The East–West Himalayan Highway is a proposed longitudinal road corridor in Nepal intended to connect high‑altitude Himalayan districts from the far‑west to the far‑east. The concept has been included in the national budget, with the government announcing feasibility studies across multiple mountain districts.

It is envisioned as the northernmost of Nepal’s three major east–west corridors, complementing the Terai East–West Highway and the Mid‑Hill (Pushpalal) Highway. The project aims to improve connectivity, economic integration and state presence in remote Himalayan regions.

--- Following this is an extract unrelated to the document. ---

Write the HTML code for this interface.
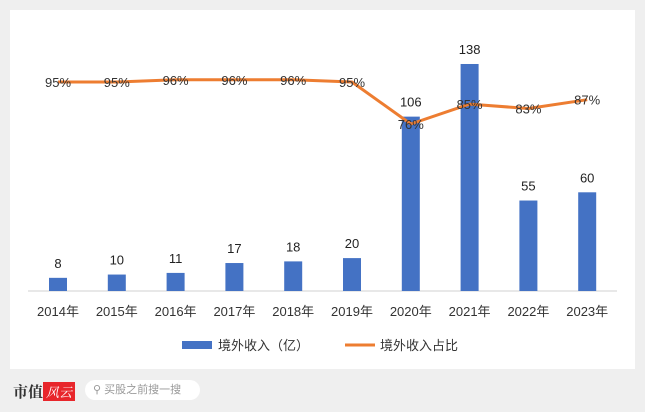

Independent reporting has raised concerns about the practicality of the proposed alignment, noting that several segments consist of incomplete, damaged or non‑existent roads, and that many routes traverse geologically unstable terrain. Critics argue that portions of the corridor were historically developed through local political influence rather than technical assessment, raising questions about long‑term viability and safety.
== History ==
The concept of an east–west Himalayan corridor emerged as part of Nepal’s long‑term plan to establish three parallel longitudinal highways across the country: the Terai East–West Highway, the Mid‑Hill (Pushpalal) Highway, and a northern Himalayan route. Government planning documents describe the Himalayan corridor as a strategic project intended to improve mobility, state presence and economic opportunities in remote mountain districts.

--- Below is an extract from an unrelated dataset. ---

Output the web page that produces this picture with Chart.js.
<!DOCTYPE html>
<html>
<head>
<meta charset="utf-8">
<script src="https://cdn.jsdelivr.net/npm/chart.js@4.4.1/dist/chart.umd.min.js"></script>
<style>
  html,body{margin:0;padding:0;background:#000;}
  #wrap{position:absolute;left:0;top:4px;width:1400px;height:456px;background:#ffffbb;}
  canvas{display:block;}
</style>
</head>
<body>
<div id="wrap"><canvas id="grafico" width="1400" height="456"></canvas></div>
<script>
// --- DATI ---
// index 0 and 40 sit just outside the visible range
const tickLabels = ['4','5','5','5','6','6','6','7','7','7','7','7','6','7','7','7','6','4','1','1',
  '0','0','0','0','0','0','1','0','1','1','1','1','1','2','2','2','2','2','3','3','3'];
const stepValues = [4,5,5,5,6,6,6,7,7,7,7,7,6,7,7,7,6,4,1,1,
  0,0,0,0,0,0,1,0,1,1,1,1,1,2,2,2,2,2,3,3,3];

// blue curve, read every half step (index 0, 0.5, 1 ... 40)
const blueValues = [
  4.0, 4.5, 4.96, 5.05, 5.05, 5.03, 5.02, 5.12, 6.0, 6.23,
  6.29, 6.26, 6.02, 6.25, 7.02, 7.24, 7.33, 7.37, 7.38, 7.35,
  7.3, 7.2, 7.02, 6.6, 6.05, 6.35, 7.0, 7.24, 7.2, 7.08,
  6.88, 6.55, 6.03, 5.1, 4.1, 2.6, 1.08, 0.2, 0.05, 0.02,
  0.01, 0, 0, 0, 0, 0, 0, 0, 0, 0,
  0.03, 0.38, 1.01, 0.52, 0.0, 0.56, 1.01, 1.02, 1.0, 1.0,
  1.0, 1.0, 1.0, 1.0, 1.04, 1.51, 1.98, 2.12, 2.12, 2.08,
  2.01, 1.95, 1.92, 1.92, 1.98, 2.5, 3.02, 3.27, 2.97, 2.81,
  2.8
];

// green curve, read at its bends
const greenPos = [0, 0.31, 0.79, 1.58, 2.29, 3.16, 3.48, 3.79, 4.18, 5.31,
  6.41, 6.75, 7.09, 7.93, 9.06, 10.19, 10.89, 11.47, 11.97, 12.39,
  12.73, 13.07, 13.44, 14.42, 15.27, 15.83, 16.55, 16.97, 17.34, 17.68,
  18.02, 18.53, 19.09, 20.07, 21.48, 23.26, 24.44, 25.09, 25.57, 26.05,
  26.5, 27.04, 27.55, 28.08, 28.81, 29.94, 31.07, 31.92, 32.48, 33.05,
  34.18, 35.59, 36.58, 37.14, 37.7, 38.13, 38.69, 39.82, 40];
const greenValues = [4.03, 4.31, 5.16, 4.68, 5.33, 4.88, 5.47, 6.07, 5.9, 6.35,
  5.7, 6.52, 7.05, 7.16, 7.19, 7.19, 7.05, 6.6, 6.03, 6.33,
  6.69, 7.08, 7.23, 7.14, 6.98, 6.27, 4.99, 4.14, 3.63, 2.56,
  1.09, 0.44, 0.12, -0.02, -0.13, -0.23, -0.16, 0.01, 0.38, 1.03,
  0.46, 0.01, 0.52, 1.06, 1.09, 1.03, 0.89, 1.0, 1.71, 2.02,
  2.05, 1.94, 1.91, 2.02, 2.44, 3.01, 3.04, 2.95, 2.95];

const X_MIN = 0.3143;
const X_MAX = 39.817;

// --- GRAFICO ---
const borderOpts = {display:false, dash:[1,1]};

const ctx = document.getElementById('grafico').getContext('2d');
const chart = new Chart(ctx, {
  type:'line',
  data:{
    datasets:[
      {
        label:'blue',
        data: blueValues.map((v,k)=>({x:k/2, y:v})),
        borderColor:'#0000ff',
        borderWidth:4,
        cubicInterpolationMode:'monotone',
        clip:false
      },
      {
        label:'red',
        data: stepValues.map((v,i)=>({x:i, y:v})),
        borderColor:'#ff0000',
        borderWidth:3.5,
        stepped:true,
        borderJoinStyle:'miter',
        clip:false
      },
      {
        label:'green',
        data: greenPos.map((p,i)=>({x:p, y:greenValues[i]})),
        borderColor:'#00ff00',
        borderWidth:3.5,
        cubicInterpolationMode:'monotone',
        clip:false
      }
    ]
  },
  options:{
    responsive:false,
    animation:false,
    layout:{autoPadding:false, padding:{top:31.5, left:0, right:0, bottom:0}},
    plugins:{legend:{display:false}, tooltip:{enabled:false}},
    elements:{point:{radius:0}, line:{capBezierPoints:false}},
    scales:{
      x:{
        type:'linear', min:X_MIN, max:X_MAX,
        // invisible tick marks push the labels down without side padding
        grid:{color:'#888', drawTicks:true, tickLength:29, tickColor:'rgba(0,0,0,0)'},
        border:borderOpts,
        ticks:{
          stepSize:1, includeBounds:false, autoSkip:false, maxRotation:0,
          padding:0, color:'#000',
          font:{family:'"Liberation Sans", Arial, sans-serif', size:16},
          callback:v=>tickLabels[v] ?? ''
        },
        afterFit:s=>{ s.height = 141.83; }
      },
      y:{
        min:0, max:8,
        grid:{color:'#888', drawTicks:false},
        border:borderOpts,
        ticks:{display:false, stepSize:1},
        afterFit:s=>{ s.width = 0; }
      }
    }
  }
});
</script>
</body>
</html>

The project received political attention in the mid‑2020s, when the government included the Himalayan Highway concept in the national budget and announced feasibility studies across multiple districts.

== Route ==
The proposed alignment of the East–West Himalayan Highway passes through high‑altitude districts including Bajura, Bajhang, Darchula, Humla, Mugu, Dolpa, Mustang, Manang, Rasuwa, Sindhupalchok and Taplejung. Much of the route consists of existing rural tracks, seasonal roads or partially constructed segments that require major upgrading to meet national highway standards.

Several sections traverse steep terrain, landslide‑prone slopes and river valleys, making engineering design and maintenance particularly challenging.

== Criticism ==
Independent reporting has raised concerns about the practicality of the proposed corridor. Investigations have shown that several segments of the planned alignment consist of incomplete, damaged or non‑existent roads, and that some routes were historically developed through local political influence rather than technical assessment.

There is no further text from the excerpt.